Tas mine assessment angers green groups

The debate over mining in Tasmania's Tarkine region has heated up after a decision from federal Environment Minister Tony Burke.

Environmentalists are furious that two contentious mines proposed for Tasmania's Tarkine region are to be assessed separately rather than as the same project.

Federal Environment Minister Tony Burke has announced that Venture Minerals' Riley and Livingstone hematite mines will be assessed as "single actions" by the Tasmanian Environment Protection Authority.

The mines are planned as precursors to a larger, open-cut mine proposed for nearby Mt Lindsay.
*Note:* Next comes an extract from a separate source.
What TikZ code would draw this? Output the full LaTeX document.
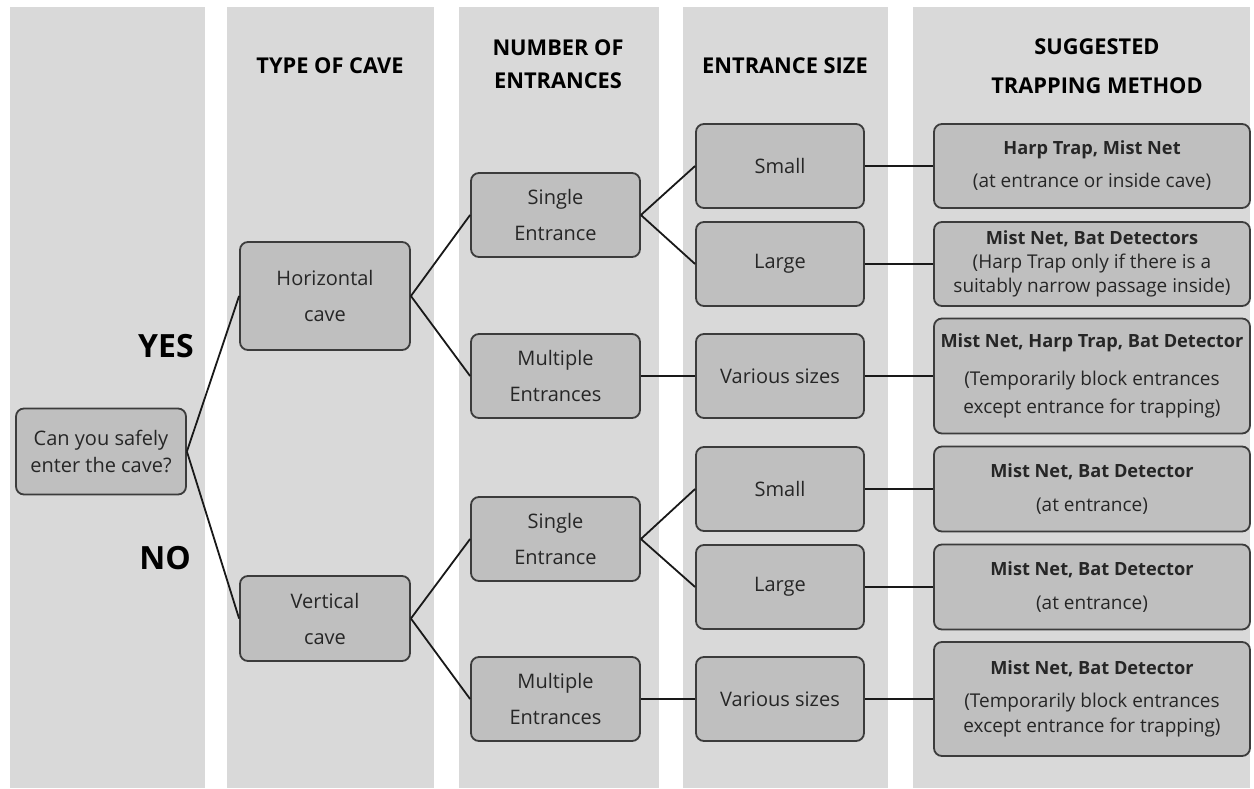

The Tarkine region, in Tasmania's northwest, is home to Australia's largest tract of temperate rainforest and a population of Tasmanian devils free of the facial tumour disease that has wiped out 80 per cent of the species.

The Tarkine National Coalition said Mr Burke was handballing the environmental assessment process to a mine-happy state government that had fast-tracked another mine in the area.

"It should have been done through the commonwealth and it should have been done as a cumulative assessment," the group's spokesman Scott Jordan told AAP.

"They're all part of the same project.

"These mines will be fast-tracked and, come late this year or early next year, the reality is we're looking at the next Franklin blockade.

"People across Australia ... can't believe that in 2012 we have a government willing to consider a Pilbara-style open-cut mine in Australia's largest temperate rainforest."

Mr Burke said the proposals would face a rigorous assessment under national environmental law.

"This assessment process ... will look at each project's potential impacts on nationally protected matters, including threatened species such as the Tasmanian devil," he said in a statement.

Mr Burke said the process would still allow him to consider the cumulative effects of various projects in the region.

Greens leader Christine Milne condemned the decision.

"Venture Minerals has been open about the fact that it has fast-tracked these two mines in order to raise capital for its major tin mine operations centred around Mt Lindsay," Senator Milne said.

"It is shameful and farcical for Minister Burke to pretend these aren't all part of a larger project."